The ExCITe Center officially opened in January 2013. Programs include the monthly Third Thursday at 3 p.m., also known as T3, in which the community comes together to listen to speakers. In 2015, the ExCITE Center also started holding a STEAM Education Workshop annually on Presidents Day.

“This event [the STEAM Education Workshop], the third edition just ran on February 20th, allows us to bring together a more specifically education focused group for a day’s worth of case study talks, a keynote, and breakout discussions,” Lindstrom said. “The case study talks, much like T3 talks, can be Drexel faculty or students, but also partners from across the region — highlighting the value of diverse practices in the realm of research and learning.”

According to Lindstrom, a local philanthropist teamed up with the ExCITe Center in 2016 to help it develop a program that encouraged community gathering and various methods of learning.

From this collaboration came the Learning Innovation program, which is comprised of three components: the conversations speaker series, a national survey of maker spaces and on-campus pilot projects.
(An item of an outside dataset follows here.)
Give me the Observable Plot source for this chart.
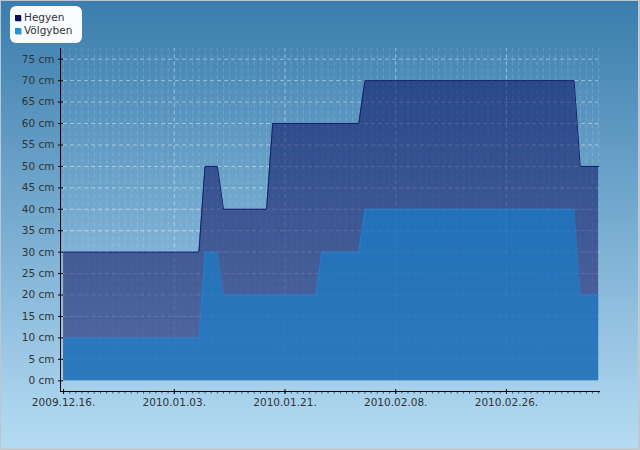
<!DOCTYPE html>
<html><head><meta charset="utf-8">
<script src="https://cdn.jsdelivr.net/npm/d3@7"></script>
<script src="https://cdn.jsdelivr.net/npm/@observablehq/plot@0.6"></script>
<style>
html,body{margin:0;padding:0;background:#fff;}
#wrap{position:relative;width:640px;height:450px;overflow:hidden;
  background:linear-gradient(to bottom,#3a7dad 0%,#b6dcf4 100%);
  box-shadow:inset 0 0 0 1px #bcc6ce, inset -2px -2px 0 0 #c4ccd4;
  font-family:"DejaVu Sans",sans-serif;}
#wrap svg{display:block;position:absolute;left:0;top:0;}
#legend{position:absolute;left:10px;top:6px;width:72px;height:37px;background:#f8fcff;border-radius:6px;font-size:10.5px;color:#333;z-index:2;}
#legend .item{position:absolute;left:5px;height:12px;line-height:12px;white-space:nowrap;}
#legend .sw{display:inline-block;width:6px;height:6px;margin-right:3px;vertical-align:0px;box-shadow:1px 1px 0 #b8c4d0;}
</style>
</head><body>
<div id="wrap"><div id="legend"></div></div>
<script>
// ---- data ----
const seriesNames = ["Hegyen", "Völgyben"];
const seriesColors = ["#0c0c5c", "#1e94dc"];
const hegyenDates = ["2009-12-16","2010-01-07","2010-01-08","2010-01-10","2010-01-11","2010-01-18","2010-01-19","2010-02-02","2010-02-03","2010-03-09","2010-03-10","2010-03-13"];
const hegyenValues = [30,30,50,50,40,40,60,60,70,70,50,50];
const volgybenDates = ["2009-12-16","2010-01-07","2010-01-08","2010-01-10","2010-01-11","2010-01-26","2010-01-27","2010-02-02","2010-02-03","2010-03-09","2010-03-10","2010-03-13"];
const volgybenValues = [10,10,30,30,20,20,30,30,40,40,20,20];
const xTickLabels = ["2009-12-16","2010-01-03","2010-01-21","2010-02-08","2010-02-26"];
const yTickValues = [0,5,10,15,20,25,30,35,40,45,50,55,60,65,70,75];

const parse = d3.utcParse("%Y-%m-%d");
const hegyen = hegyenDates.map((d,i)=>({date:parse(d), value:hegyenValues[i]}));
const volgyben = volgybenDates.map((d,i)=>({date:parse(d), value:volgybenValues[i]}));
const xTicks = xTickLabels.map(parse);
const first = parse(hegyenDates[0]), last = parse(hegyenDates[hegyenDates.length-1]);
const x0 = new Date(+first - 12*3600e3), x1 = new Date(+last + 7*3600e3);
const days = d3.utcDay.range(first, d3.utcDay.offset(last,1));
const fmt = d3.utcFormat("%Y.%m.%d.");

const chart = Plot.plot({
  width:640, height:450,
  marginLeft:60, marginRight:40, marginTop:48, marginBottom:59,
  style:{background:"transparent", fontFamily:"'DejaVu Sans',sans-serif", fontSize:"10.5px", overflow:"visible"},
  x:{type:"utc", domain:[x0,x1]},
  y:{domain:[-2.5,77.5]},
  marks:[
    // minor vertical grid (daily)
    Plot.ruleX(days, {x:d=>d, y1:0, y2:77.5, stroke:"#fff", strokeOpacity:0.16, strokeDasharray:"4,3"}),
    // major vertical grid
    Plot.ruleX(xTicks.slice(1), {x:d=>d, y1:0, y2:77.5, stroke:"#fff", strokeOpacity:0.35, strokeDasharray:"4,3"}),
    // horizontal grid
    Plot.ruleY(yTickValues.slice(1), {y:d=>d, x1:first, x2:last, stroke:"#fff", strokeOpacity:0.45, strokeDasharray:"4,3"}),
    // areas
    Plot.areaY(hegyen, {x:"date", y:"value", fill:"#000056", fillOpacity:0.49}),
    Plot.lineY(hegyen, {x:"date", y:"value", stroke:"#15206a", strokeWidth:1}),
    Plot.areaY(volgyben, {x:"date", y:"value", fill:"#0f87d7", fillOpacity:0.55}),
    Plot.lineY(volgyben, {x:"date", y:"value", stroke:"#2a8ad8", strokeOpacity:0.5, strokeWidth:1}),
    // axis lines
    Plot.ruleY([-2.5], {stroke:"#000"}),
    Plot.ruleX([x0], {y1:-2.5, y2:77.5, stroke:"#000"}),
    // minor x ticks
    Plot.ruleX(days, {x:d=>d, y1:-2.5, y2:-3.1, stroke:"#000", strokeOpacity:0.6}),
    // axes
    Plot.axisX(xTicks, {tickFormat:fmt, tickSize:5, dy:-2, tickPadding:4, label:null, stroke:"#000", fill:"#333", fontSize:10.5}),
    Plot.axisY(yTickValues, {tickFormat:d=>d+" cm", tickSize:5, dx:3, tickPadding:4, label:null, stroke:"#000", fill:"#333", fontSize:10.5})
  ]
});
document.getElementById("wrap").appendChild(chart);

const legend = document.getElementById("legend");
seriesNames.forEach((n,i)=>{
  const it = document.createElement("div");
  it.className = "item";
  it.style.top = (5 + i*13) + "px";
  it.innerHTML = `<span class="sw" style="background:${seriesColors[i]}"></span>${n}`;
  legend.appendChild(it);
});
</script>
</body></html>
It focuses on connecting national leaders with Philadelphia educators, to share new, creative approaches to education.

In the conversation series, innovators are invited to speak and participate in a conversation moderated by the director of the ExCITe Center, Youngmoo Kim.

The opening event in the Learning Innovation Conversation series featured John Maeda, who went from being an engineer to an artist to a business executive. Maeda has since been slated to speak at Drexel’s class of 2017 commencement.

“We developed an initial framework for the different realms of innovation in learning from entrepreneurial approaches to making, space and environment to education neuroscience and much more,” Lindstrom said. “From there we started identifying potential speakers across those areas — individuals who have both an established body of work in areas aligned with learning innovation and who are engaging presenters.”

Each speaking event has taken place on Drexel’s campus, and the next one will feature Leah Buechley on May 23 in the Mitchell Auditorium in the Bossone Research Center.

Buechley is a designer, inventor and artist whose inventions include the LilyPad Arduino toolkit.

In addition to the conversation series, ExCITe plans on conducting a national research survey on maker and learning spaces. The idea is to understand and document their activities and contribution to the development of their communities.

ExCITe also plans on developing student-focused pilot programs at Drexel that will focus on topics like learning methods and expand upon the knowledge outcomes of the conversation series and national survey. This includes supporting exploratory Drexel co-ops in 2017 and advancing the potential of classroom innovation.